Essential features of treatment have to be, according to the Penitentiary System provisions, the individualization of the treatment and the observation of the prisoner. The first one concerns the modality with which treatment is realized: it is fundamental to adjust it to the peculiar characteristics and needs of the individual. This aim can be pursued through an observation activity consisting of a survey, mainly a sociological one, carried out by experts, and focusing on the family story, the processes of growth, the social relations of the subject and the positive and negative influences exerted by the environment.

Law identifies the elements of the treatment, i.e. the tools that penitentiary administration has to plan and to promote, in order to pursue the re-educational ideal.
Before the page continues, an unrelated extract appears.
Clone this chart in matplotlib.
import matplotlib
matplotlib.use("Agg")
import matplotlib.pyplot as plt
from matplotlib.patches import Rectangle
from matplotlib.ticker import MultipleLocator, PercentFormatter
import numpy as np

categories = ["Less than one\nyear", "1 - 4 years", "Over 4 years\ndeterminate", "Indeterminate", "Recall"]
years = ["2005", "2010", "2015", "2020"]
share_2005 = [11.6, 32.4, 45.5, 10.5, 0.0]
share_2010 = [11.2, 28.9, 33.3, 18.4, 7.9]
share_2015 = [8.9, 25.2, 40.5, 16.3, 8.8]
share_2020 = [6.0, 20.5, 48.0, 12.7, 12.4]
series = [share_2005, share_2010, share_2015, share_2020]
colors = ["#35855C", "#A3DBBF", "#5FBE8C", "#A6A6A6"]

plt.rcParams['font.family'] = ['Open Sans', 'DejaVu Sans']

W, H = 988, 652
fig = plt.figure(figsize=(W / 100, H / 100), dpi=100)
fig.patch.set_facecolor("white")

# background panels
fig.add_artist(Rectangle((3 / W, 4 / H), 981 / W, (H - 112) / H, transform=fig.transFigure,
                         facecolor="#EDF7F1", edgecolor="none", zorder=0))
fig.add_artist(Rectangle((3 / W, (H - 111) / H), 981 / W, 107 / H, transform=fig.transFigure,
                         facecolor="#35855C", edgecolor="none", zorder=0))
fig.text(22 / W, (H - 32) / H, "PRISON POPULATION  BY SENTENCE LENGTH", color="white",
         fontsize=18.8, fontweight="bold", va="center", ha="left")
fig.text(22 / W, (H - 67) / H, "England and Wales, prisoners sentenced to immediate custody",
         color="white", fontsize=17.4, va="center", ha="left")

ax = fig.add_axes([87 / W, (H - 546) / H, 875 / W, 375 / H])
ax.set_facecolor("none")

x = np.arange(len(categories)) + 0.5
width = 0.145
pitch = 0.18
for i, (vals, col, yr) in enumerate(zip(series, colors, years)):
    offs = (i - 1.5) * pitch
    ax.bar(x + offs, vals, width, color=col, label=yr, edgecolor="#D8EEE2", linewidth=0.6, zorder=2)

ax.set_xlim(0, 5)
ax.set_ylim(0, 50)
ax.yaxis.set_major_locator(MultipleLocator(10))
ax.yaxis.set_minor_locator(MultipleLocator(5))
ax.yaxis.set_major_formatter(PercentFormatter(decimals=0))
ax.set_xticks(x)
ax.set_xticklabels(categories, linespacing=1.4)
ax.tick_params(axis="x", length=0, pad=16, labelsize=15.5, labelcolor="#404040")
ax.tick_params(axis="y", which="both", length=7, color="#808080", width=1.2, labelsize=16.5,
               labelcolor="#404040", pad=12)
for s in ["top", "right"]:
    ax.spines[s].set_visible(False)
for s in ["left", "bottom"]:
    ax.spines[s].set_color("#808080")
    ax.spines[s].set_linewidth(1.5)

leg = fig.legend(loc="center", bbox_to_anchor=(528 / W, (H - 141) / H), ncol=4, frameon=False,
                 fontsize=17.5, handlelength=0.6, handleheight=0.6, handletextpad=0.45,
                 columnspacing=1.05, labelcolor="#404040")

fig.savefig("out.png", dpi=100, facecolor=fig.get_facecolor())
“The treatment of condemned and interned is carried out making use of education, work, religion, cultural, amusing and sports activities, and facilitating opportune contacts with external world and the relationships with family” (art. 15 Penitentiary System). Subsequent articles regulate every single element. On the whole, what is immediately apparent is the total absence of afflicting features in the treatment activities, in conflict with past systems. The purpose of treatment results in a progressive prisoner re-socialization, hence it, instead of representing an additional sanction with respect to the loss of liberty, tends to weaken the penalty itself.